After New Zealand lost the second test, and the series, coach Howie Tamati selected Aaron Whittaker at halfback over the incumbent captain, Gary Freeman. After the match Tamati stated "I didn't believe I could win with Gary, it didn't come off but I believe the decision I made gave us a chance, whereas before we had no chance."

The match was highlighted by an 80-metre try to Lions fullback Jonathan Davies.

----

== France ==

=== French Test ===
The Kiwis restored some pride by defeating France 36-11 in the test in Carcassonne.

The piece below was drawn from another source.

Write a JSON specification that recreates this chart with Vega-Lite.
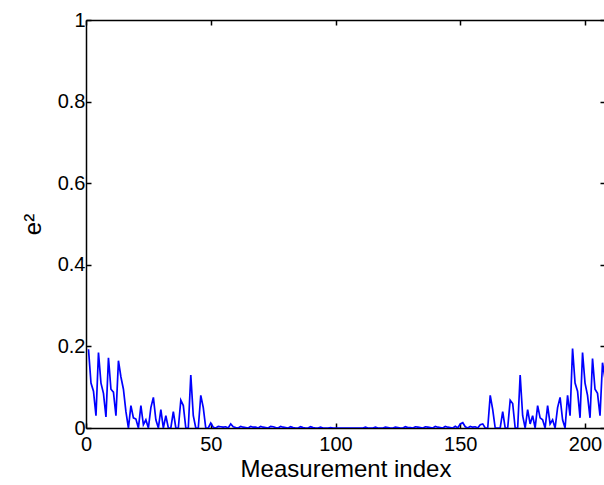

| FB | 1 | Frantz Martial |
| RW | 2 | Claude Sirvent |
| RC | 3 | Pierre Chamorin |
| LC | 4 | David Fraisse |
| LW | 5 | Pascal Bomati |
| SO | 6 | Jean-Marc Garcia |
| SH | 7 | Patrick Entat (c) |
| PR | 8 | Bernard Llong |
| HK | 9 | Mathieu Khedemi |
| PR | 10 | Lilian Hébert |
| SR | 11 | Ezzedine Attia |
| SR | 12 | Mark Bourneville |
| LK | 13 | Daniel Divet |
Substitutions:
| IC | 14 | Pascal Jampy |
| IC | 15 | Thierry Valero |
| IC | 16 | Jean Frison |
| IC | 17 | |
Coach:
FRA Jean-Christophe Vergeynst
| FB | 1 | Morvin Edwards |
| RW | 2 | Daryl Halligan |
| RC | 3 | Kevin Iro |
| LC | 4 | Whetu Taewa |
| LW | 5 | Jason Williams |
| FE | 6 | Tony Kemp |
| HB | 7 | Gary Freeman (c) |
| PR | 8 | Brent Stuart |
| HK | 9 | Denvour Johnston |
| PR | 10 | John Lomax |
| SR | 11 | Jason Lowrie |
| SR | 12 | Quentin Pongia |
| LK | 13 | Jason Mackie |
Substitutions:
| IC | 14 | Iva Ropati |
| IC | 15 | Logan Edwards |
| IC | 16 | Peter Edwards |
| IC | 17 | David Lomax |
Coach:
NZL Howie Tamati

----

== Aftermath ==
The tourists were the first New Zealand team to be whitewashed by Great Britain since the 1951–52 Kiwis tour. The tour made a profit of NZ$238,175.

Due to the disappointing results against Great Britain, and in the Trans-Tasman Test series against Australia earlier in the year, Howie Tamati was sacked as New Zealand's head coach. Frank Endacott was appointed the new New Zealand coach from 1994. The Kiwis were next in Great Britain for the 1995 Rugby League World Cup.